(Reuters) -Foreign investors pulled funds from Asian bonds in June for the first time in five months, as concerns over a U.S. tariff deadline and heightened tensions in the Middle East weighed on sentiment.
They divested a net $2.11 billion worth of local bonds during the month, registering the first monthly net sales since January, data from regulatory authorities and bond market associations in India, Indonesia, Thailand, Malaysia and South Korea showed.
Foreigners have, however, still pumped a net $31.97 billion into Asian bonds, so far this year, the biggest figure for the first six months since 2021.
U.S. President Donald Trump last week, postponed his tariff deadline to August 1, but announced 25% tariffs for key regional trade partners Japan and South Korea.
Last month, Indonesian bonds witnessed approximately $1.9 billion worth of foreign outflows, the largest amount since November 2024.

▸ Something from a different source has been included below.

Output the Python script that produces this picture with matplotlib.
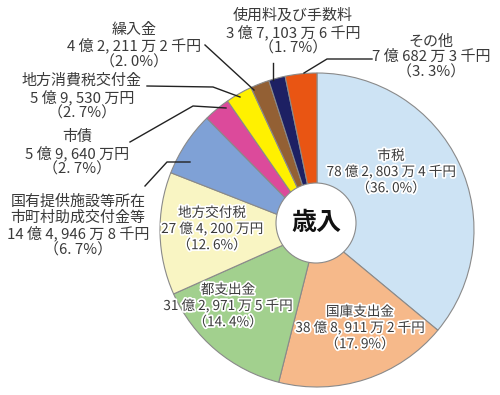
import matplotlib
matplotlib.use('Agg')
import matplotlib.pyplot as plt
import matplotlib.patheffects as pe
from matplotlib.patches import Circle

# 歳入の内訳（単位：千円）
categories = ['市税', '国庫支出金', '都支出金', '地方交付税',
              '国有提供施設等所在\n市町村助成交付金等', '市債', '地方消費税交付金',
              '繰入金', '使用料及び手数料', 'その他']
amounts = [7828034, 3889112, 3129715, 2742000, 1449468,
           596400, 595300, 422112, 371036, 706823]
amount_labels = ['78 億 2, 803 万 4 千円', '38 億 8, 911 万 2 千円', '31 億 2, 971 万 5 千円',
                 '27 億 4, 200 万円', '14 億 4, 946 万 8 千円', '5 億 9, 640 万円',
                 '5 億 9, 530 万円', '4 億 2, 211 万 2 千円', '3 億 7, 103 万 6 千円',
                 '7 億 682 万 3 千円']
percents = ['36. 0%', '17. 9%', '14. 4%', '12. 6%', '6. 7%', '2. 7%', '2. 7%', '2. 0%', '1. 7%', '3. 3%']
colors = ['#cde3f4', '#f6b98a', '#a2d08e', '#f9f5c3', '#7fa1d6',
          '#dc4a9b', '#fff100', '#936034', '#1d2063', '#e95513']

H = 395  # 画像の高さ（上からのピクセル座標を使う）

plt.rcParams['font.family'] = ['Noto Sans CJK JP', 'DejaVu Sans']

fig = plt.figure(figsize=(5, 3.95), dpi=100)
ax = fig.add_axes([0, 0, 1, 1])

ax.pie(amounts, colors=colors, startangle=90, counterclock=False,
       center=(317, H - 230), radius=157,
       wedgeprops=dict(edgecolor='#8a8a8a', linewidth=0.8))
ax.add_patch(Circle((316, H - 223), 40, facecolor='white', edgecolor='#8a8a8a', lw=0.8, zorder=3))
ax.text(316, H - 223, '歳入', fontsize=18, fontweight='bold', ha='center', va='center',
        color='#111111', zorder=4)

ax.set_xlim(0, 500)
ax.set_ylim(0, H)
ax.set_aspect('equal')
ax.axis('off')

# ラベル位置（中心）と引出線
label_pos = [(391, 172), (360, 328), (228, 306), (212, 229), (78, 226),
             (77, 153), (82, 97), (134, 46), (293, 32), (431, 57)]
inside = [True, True, True, True, False, False, False, False, False, False]
leaders = {
    4: [(145, 186), (167, 162), (190, 162)],
    5: [(130, 142), (193, 106), (226, 108)],
    6: [(147, 86), (213, 87), (240, 97)],
    7: [(205, 45), (254, 90)],
    8: [(273, 63), (273, 80)],
    9: [(372, 59), (327, 59), (304, 73)],
}

for i, (cat, amt, pct) in enumerate(zip(categories, amount_labels, percents)):
    x, y = label_pos[i]
    s = f'{cat}\n{amt}\n（{pct}）'
    if inside[i]:
        ax.text(x, H - y, s, fontsize=9.8, ha='center', va='center', color='#3a3a3a',
                linespacing=1.2, zorder=5,
                path_effects=[pe.withStroke(linewidth=2.5, foreground='white')])
    else:
        ax.text(x, H - y, s, fontsize=10.8, ha='center', va='center', color='#3a3a3a',
                linespacing=1.12, zorder=5)

for i, pts in leaders.items():
    xs = [p[0] for p in pts]
    ys = [H - p[1] for p in pts]
    ax.plot(xs, ys, color='#222222', lw=1.0, zorder=6, clip_on=False)

fig.savefig('out.png', dpi=100)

President Donald Trump said on Tuesday, the U.S. would impose a 19% tariff on goods from Indonesia under a new agreement with the Southeast Asian country.
Foreigners also shed $1.29 billion of Malaysian bonds, $883 million of Thai bonds and $717 million of Indian bonds last month.
“Foreign investors sold debt assets from Indonesia, Malaysia and Thailand as elevated geopolitical tensions led investors to shift to safer assets in June,” said Khoon Goh, head of Asia research at ANZ.
Bucking the trend, South Korean bonds attracted a net $2.68 billion worth of foreign inflows, with net cross-border purchases extending into a fifth successive month.
“We continue to believe that Asia’s local government bonds are well positioned for a decent performance, supported by accommodative central banks amid an environment of benign inflation and moderating growth,” said Nikko Asset Management in a report last week.